A team of scientists has created a new model explaining the origin of Saturn's rings: their hypotheses were theorized based on a series of computer simulations.
The results are applicable to the rings of other giant planets as well, explaining the particular phenomenon of compositional differences between the rings of Saturn and Uranus.
The study was published in the online journal Icarus on Oct. 6.
The giant planets inside our solar system have very different rings from each other. Based on the results of observations so far, Saturn's rings are made of more than 95 percent icy particles, while Uranus' and Neptune's have darker rings, which could be explained through a higher rock content.
The first time the rings of Saturn were observed was back in the 17th century; since then, generations of astronomers have tried to understand the rings' properties and origins. However, despite the evolution in observational methods, the probes and the visual data, little was known about the rings' origin until recently.
The current research was aimed at understanding the Late Heavy Bombardment period, which is believed to have happened approximately 4.1 to 3.8 billion years back. The period is also known as lunar cataclysm, and it's an event during which an extraordinary number of asteroids are theorized to have collided with the early planets in our solar system. Mercury, Venus, Earth and Mars are the ones that, it is believed, were most affected during the period.
The study takes this orbital migration theory and contextualizes it. It is believed that a large number of celestial objects, roughly the size of Pluto, existed beyond Neptune's location.
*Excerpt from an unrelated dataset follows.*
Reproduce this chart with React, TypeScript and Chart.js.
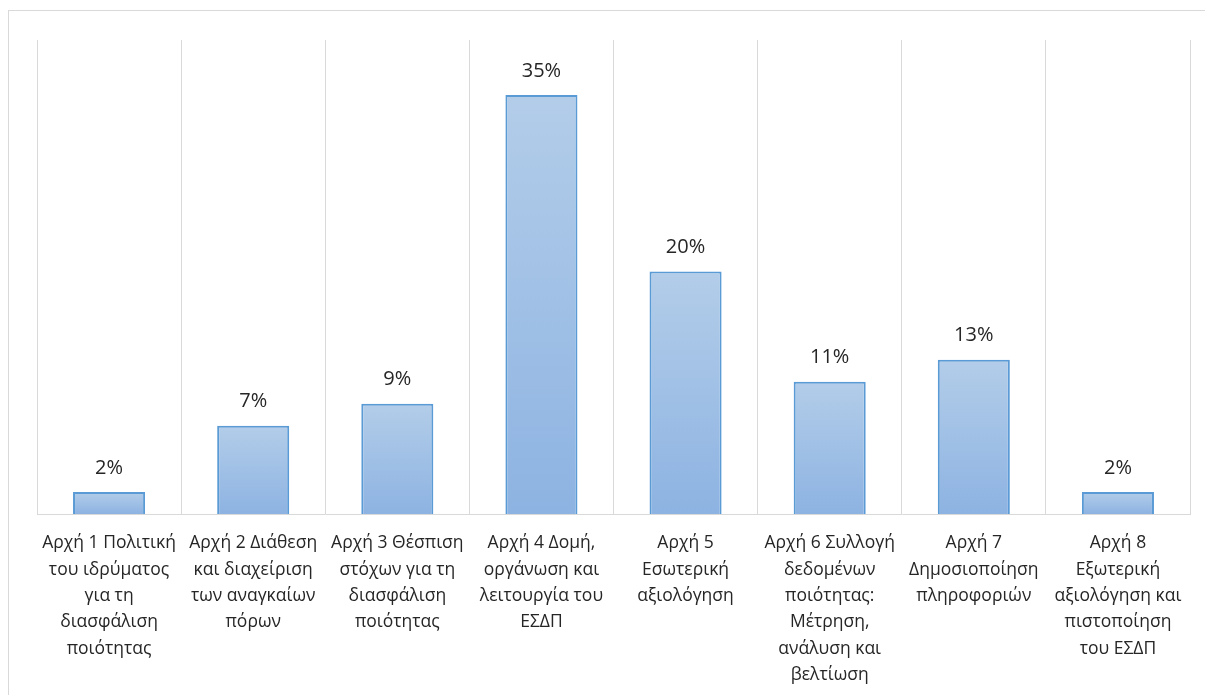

The scientists discovered that Saturn, Uranus and Neptune had close encounters with the objects many times during that period, suggesting that it was possible for them to have destroyed the large objects through their tidal force.
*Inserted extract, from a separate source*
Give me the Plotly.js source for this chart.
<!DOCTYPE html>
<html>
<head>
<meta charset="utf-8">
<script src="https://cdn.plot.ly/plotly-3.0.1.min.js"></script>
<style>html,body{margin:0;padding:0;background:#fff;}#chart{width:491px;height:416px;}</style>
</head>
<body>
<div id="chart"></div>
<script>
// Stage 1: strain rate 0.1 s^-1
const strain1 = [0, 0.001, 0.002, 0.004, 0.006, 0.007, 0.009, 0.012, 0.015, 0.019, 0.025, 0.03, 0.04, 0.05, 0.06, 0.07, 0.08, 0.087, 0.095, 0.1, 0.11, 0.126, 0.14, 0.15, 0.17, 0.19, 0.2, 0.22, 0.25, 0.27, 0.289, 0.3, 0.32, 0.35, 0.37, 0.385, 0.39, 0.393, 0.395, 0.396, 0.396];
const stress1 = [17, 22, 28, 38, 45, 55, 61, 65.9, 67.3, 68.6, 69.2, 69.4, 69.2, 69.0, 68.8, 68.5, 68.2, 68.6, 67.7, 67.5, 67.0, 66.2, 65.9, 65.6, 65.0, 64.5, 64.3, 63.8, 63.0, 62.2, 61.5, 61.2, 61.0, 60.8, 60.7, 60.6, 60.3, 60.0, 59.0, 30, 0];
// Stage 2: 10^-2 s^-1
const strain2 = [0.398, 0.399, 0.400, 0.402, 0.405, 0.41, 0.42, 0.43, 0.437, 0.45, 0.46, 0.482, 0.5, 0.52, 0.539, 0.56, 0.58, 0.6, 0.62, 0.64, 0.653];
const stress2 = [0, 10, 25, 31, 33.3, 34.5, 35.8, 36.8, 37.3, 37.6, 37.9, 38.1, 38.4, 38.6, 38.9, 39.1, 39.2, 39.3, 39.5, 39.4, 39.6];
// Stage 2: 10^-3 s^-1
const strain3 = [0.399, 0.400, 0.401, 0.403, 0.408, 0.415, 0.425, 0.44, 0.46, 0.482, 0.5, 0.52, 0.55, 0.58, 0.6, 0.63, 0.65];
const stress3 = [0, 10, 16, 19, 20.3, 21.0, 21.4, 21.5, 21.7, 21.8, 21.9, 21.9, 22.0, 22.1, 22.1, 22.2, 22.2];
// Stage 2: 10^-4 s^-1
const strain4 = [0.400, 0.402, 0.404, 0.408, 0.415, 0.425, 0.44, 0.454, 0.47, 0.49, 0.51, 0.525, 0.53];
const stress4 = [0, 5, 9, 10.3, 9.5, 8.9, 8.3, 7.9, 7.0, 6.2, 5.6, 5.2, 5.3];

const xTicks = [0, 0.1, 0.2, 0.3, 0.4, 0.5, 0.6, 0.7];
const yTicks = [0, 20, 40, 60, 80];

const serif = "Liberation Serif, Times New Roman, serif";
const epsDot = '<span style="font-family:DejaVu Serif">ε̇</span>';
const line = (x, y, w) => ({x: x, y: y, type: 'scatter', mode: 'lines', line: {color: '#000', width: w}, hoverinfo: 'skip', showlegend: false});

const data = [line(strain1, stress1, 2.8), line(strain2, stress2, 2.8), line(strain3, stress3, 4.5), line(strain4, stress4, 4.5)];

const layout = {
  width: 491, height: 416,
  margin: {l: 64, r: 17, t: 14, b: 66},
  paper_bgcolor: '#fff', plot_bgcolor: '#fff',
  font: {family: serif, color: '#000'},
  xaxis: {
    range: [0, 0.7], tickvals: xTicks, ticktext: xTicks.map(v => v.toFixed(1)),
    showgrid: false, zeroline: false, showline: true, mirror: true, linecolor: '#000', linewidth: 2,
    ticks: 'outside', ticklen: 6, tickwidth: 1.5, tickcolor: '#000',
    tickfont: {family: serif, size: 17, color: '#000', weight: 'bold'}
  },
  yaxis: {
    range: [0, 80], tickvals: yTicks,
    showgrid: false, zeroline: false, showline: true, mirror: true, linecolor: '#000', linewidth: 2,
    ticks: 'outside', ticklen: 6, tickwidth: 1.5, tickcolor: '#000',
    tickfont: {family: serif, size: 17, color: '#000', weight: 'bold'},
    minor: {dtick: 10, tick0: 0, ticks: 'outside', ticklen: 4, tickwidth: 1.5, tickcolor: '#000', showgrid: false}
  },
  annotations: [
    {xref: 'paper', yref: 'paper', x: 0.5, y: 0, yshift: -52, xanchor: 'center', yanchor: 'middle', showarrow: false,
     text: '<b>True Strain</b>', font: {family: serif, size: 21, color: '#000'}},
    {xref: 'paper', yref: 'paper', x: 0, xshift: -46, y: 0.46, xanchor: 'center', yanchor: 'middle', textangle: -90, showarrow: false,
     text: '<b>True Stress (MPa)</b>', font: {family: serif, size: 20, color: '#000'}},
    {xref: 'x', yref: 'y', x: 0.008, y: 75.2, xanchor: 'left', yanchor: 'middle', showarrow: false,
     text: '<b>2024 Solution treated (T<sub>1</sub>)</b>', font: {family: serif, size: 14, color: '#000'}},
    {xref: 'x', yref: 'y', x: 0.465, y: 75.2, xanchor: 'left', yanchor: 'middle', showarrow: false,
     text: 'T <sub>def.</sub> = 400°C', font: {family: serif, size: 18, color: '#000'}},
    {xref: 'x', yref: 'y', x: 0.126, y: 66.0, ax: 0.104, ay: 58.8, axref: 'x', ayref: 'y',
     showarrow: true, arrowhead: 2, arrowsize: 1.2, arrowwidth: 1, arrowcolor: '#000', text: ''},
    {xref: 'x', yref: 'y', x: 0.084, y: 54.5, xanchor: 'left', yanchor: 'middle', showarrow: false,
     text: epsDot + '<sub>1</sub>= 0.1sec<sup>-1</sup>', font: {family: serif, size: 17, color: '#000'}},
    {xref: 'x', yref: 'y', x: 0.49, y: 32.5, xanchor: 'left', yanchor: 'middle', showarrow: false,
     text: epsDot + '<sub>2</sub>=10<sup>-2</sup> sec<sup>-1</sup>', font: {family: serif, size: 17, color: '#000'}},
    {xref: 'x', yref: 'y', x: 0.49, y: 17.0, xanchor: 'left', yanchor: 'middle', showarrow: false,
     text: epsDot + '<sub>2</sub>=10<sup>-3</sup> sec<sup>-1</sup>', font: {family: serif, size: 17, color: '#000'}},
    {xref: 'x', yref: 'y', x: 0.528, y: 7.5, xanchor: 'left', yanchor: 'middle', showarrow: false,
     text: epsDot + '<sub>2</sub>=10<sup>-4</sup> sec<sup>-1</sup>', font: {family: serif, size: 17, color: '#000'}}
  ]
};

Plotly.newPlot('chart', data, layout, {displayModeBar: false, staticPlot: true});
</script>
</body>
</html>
Then, computer simulations recreated the disruptions of the objects, and their results depended on a series of initial conditions, among which the minimum approach distance to the planet. What the study discovered is that up to 10 percent of the mass of the Kuiper belt objects was captured into orbits around the planet, which would further explain the rings around the two giant planets.
The model serves as a good explanation for the compositional difference between the rings of the two planets. Provided the Kuiper objects were to have layered structures, each of the planets captured a distinct layer.
The discovery comes after Saturn's moon, Titan, was found to have an impossible cloud, making it the most Earth-like world we have encountered until now, according to NASA.